A useful question is: What must be synchronous for us to function—and what should be protected as asynchronous? When teams don’t answer that, everything becomes “maybe a meeting,” and attention gets shredded.
Remote work culture isn’t broken—your information design might be
Culture in distributed teams is often less about vibes and more about information architecture. Where does context live? How is it updated? Who maintains it?
A remote team with excellent documentation can feel surprisingly human because people aren’t always scrambling. They have space to be curious, to mentor, to think.
A remote team with weak documentation can feel cold even if everyone is kind, because kindness doesn’t replace clarity.
A practical comparison: office-default vs remote-default behaviors
| Cultural need | Office-default behavior | Remote-default behavior that works | What breaks if ignored |
|---|---|---|---|
| Shared context | Overhearing, drop-ins | Written updates, recorded decisions | Rework, conflicting assumptions |
| Trust signals | Visibility of effort | Predictable delivery, transparent progress | Micromanagement, “status theater” |
| Belonging | Casual connection | Rituals + inclusive facilitation | Isolation, quiet disengagement |
| Conflict repair | Quick hallway resets | Explicit follow-ups, norms for disagreement | Resentment, passive avoidance |
| Learning | Shadowing, osmosis | Deliberate mentoring, docs, demos | Uneven growth, knowledge hoarding |
The table looks operational, but it’s cultural. It defines what people can safely assume about how the team functions.
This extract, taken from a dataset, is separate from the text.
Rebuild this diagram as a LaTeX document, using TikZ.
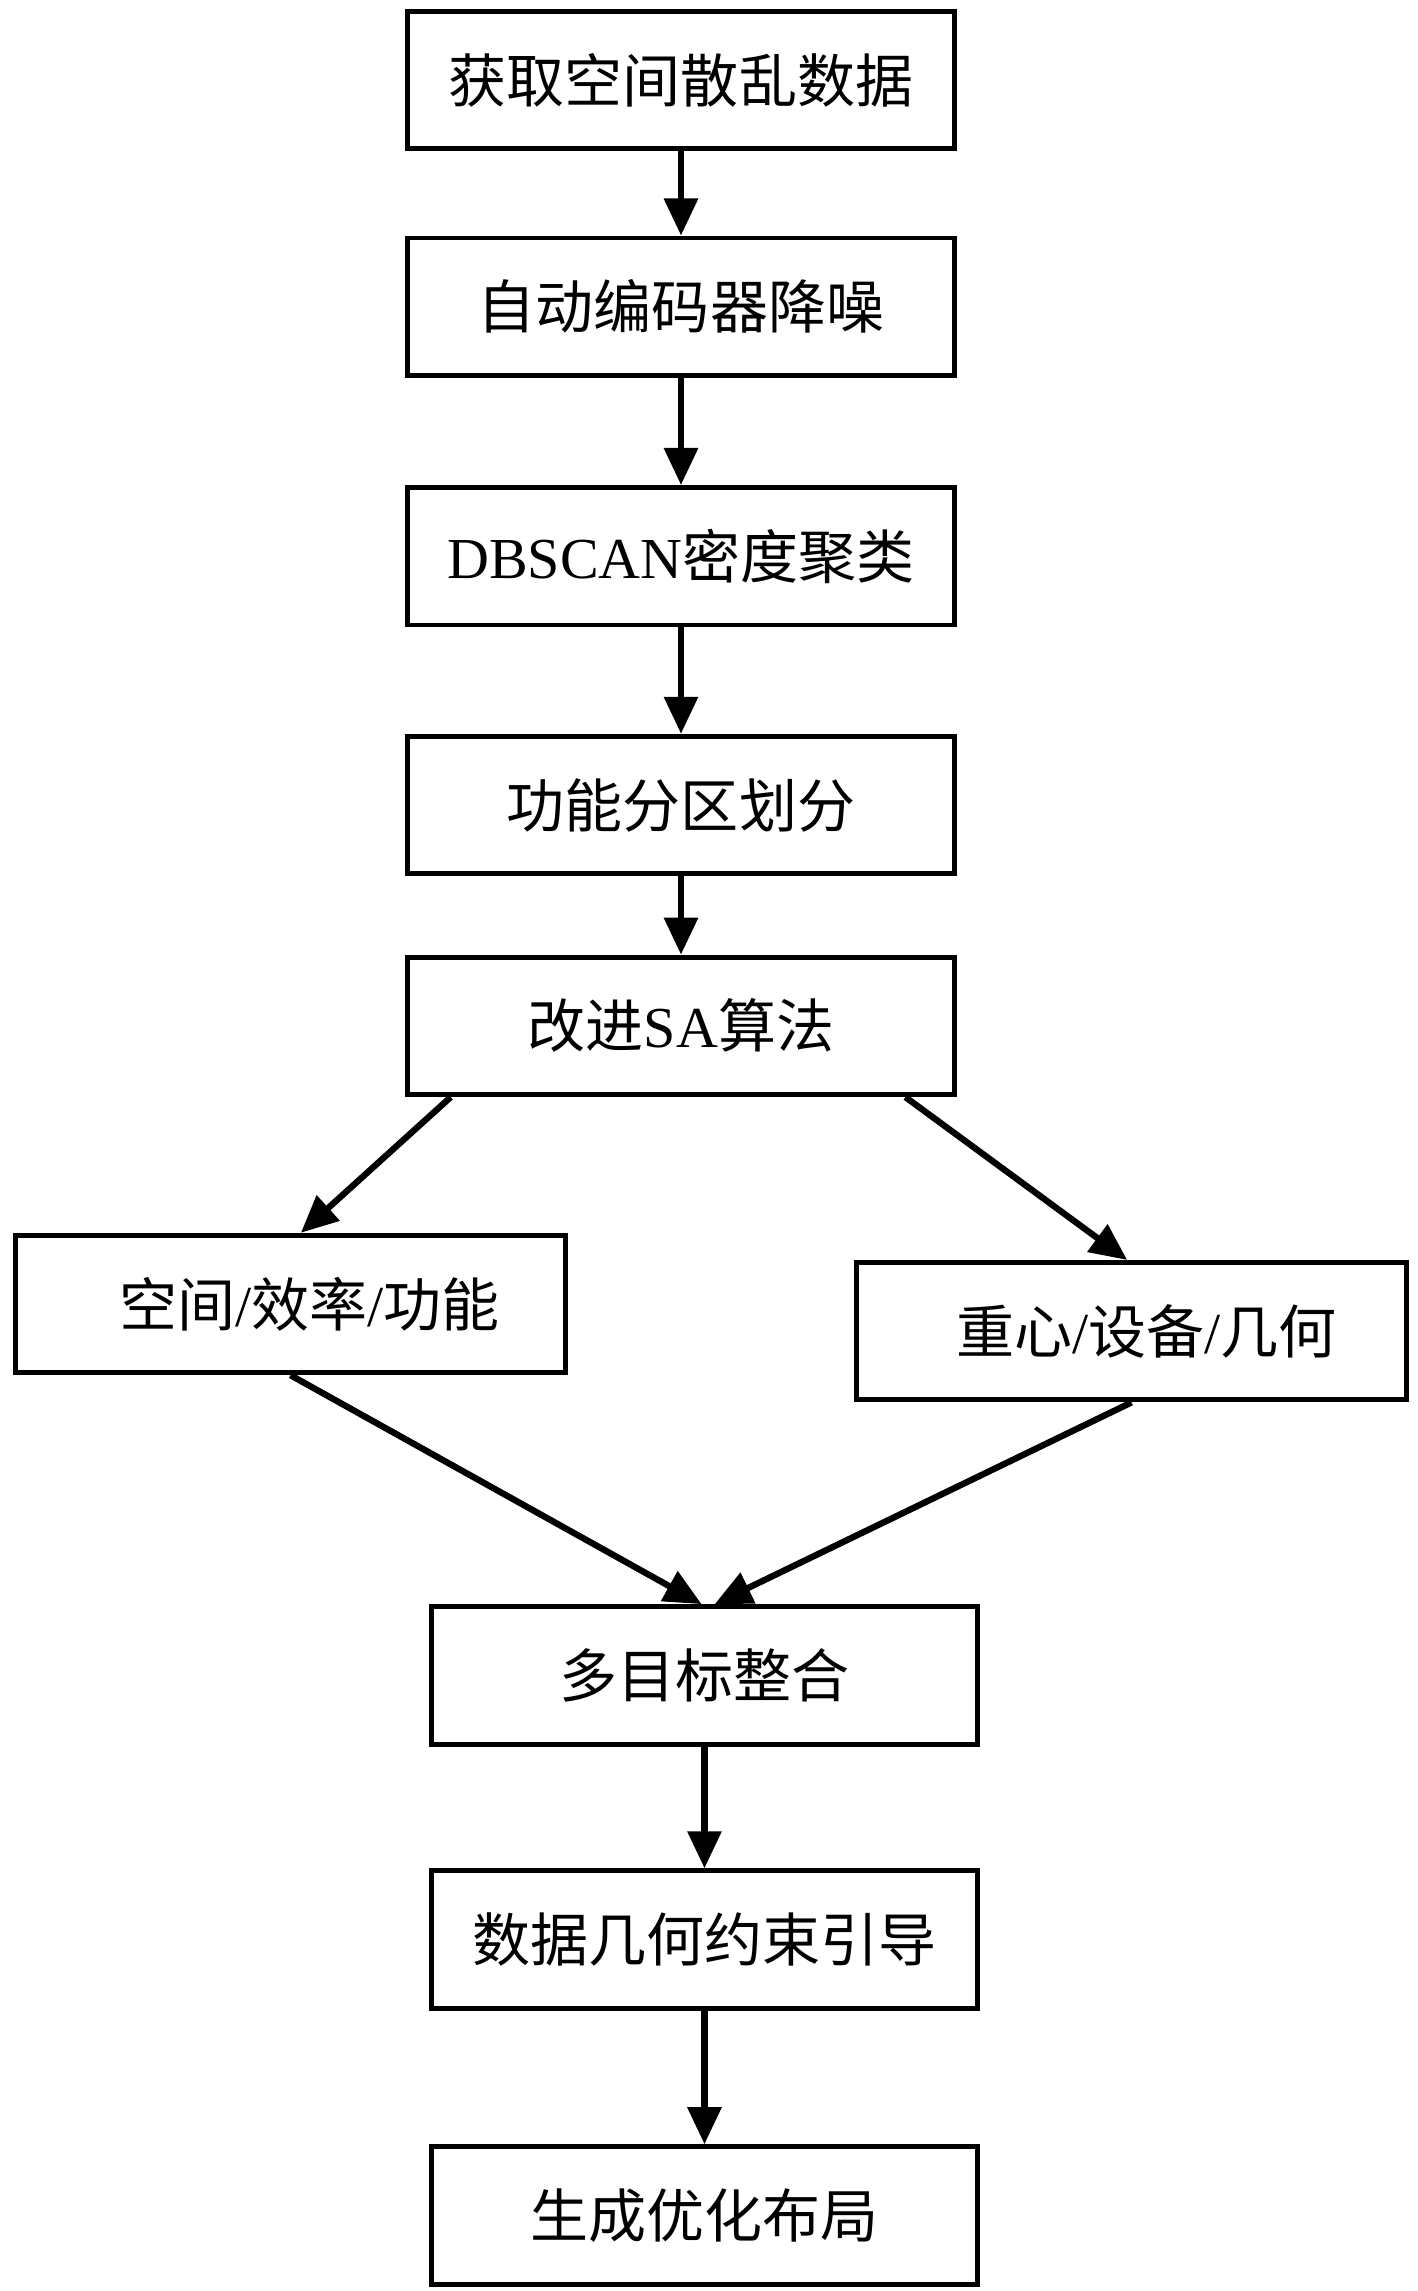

The subtle break: who gets seen, and when
Remote work changes the social economy of attention.
In an office, “being seen” is partially random. You bump into people. You get pulled into conversations. Remote work makes visibility more dependent on: - who speaks comfortably in group calls, - who has uninterrupted space at home, - who can attend meetings in the dominant time zone, - who already has relationships.
This is why remote work culture can quietly drift into inequality even with good intentions. The people who are most visible get more context, more credit, and more opportunity. The people who are less visible may still perform well but feel as if they’re living on the edge of the narrative.
McKinsey’s research on women in the workplace has repeatedly found that women often carry more “office housework” and face visibility challenges in different forms; remote work can reshape these dynamics, but it doesn’t automatically erase them. Without thoughtful meeting facilitation and clear crediting norms, unequal visibility can harden.
A small but powerful fix is credit hygiene: naming contributors in writing, documenting decisions with owners, and making wins legible without forcing self-promotion.
A checklist to rebuild remote work culture without forcing fake closeness
Not every team needs virtual happy hours. Many teams need something more grounded: predictable systems that reduce social guesswork.
Use this as a lightweight reset—especially if the team has grown quickly or feels more brittle than it used to.
- Define “where truth lives.” Choose one place for decisions and one for project status. Make it boring and consistent.
- Write down decision rights. Who owns what calls? What needs input vs approval? Ambiguity is the fastest culture tax.
- Normalize slow communication. Create explicit response-time expectations so people aren’t trapped in constant vigilance.
- Make meetings earn their keep. Use agendas, end with owners, and send a short written recap that becomes searchable.
- Design for time zones. Rotate meeting times when possible, record key sessions, and protect async participation.
- Create a repeatable conflict path. A norm like “if a thread gets tense, we move to a quick call, then summarize in writing” prevents lingering damage.
- Measure workload, not presence. Reward outcomes and reliability—discourage “always on” signaling.
- Build mentoring into the work. Short demo sessions, pairing, and documented playbooks beat vague encouragement.
These aren’t cultural accessories. They’re load-bearing beams.
When remote culture works, it feels strangely calm
The best remote teams don’t feel hyper-connected every day. They feel steady.
There’s less scrambling for context because context is captured. There’s less fear of misunderstanding because decisions are traceable. There’s more trust because commitments are clear and follow-through is visible without surveillance.
And there’s a particular kind of respect that emerges when a team does remote well: people stop treating time as something to seize from one another. They treat attention as a shared resource that must be protected.
That’s the deeper cultural shift remote work makes possible. Not a world with fewer relationships, but a world where relationships are less dependent on constant proximity to survive.
If your remote work culture feels like it’s cracking, it may not be because people care less. It may be because the team is missing the quiet structures that used to be provided by the office itself. The question isn’t whether to “bring back culture.” It’s whether to rebuild the invisible agreements—so work can happen without everyone having to guess what’s real.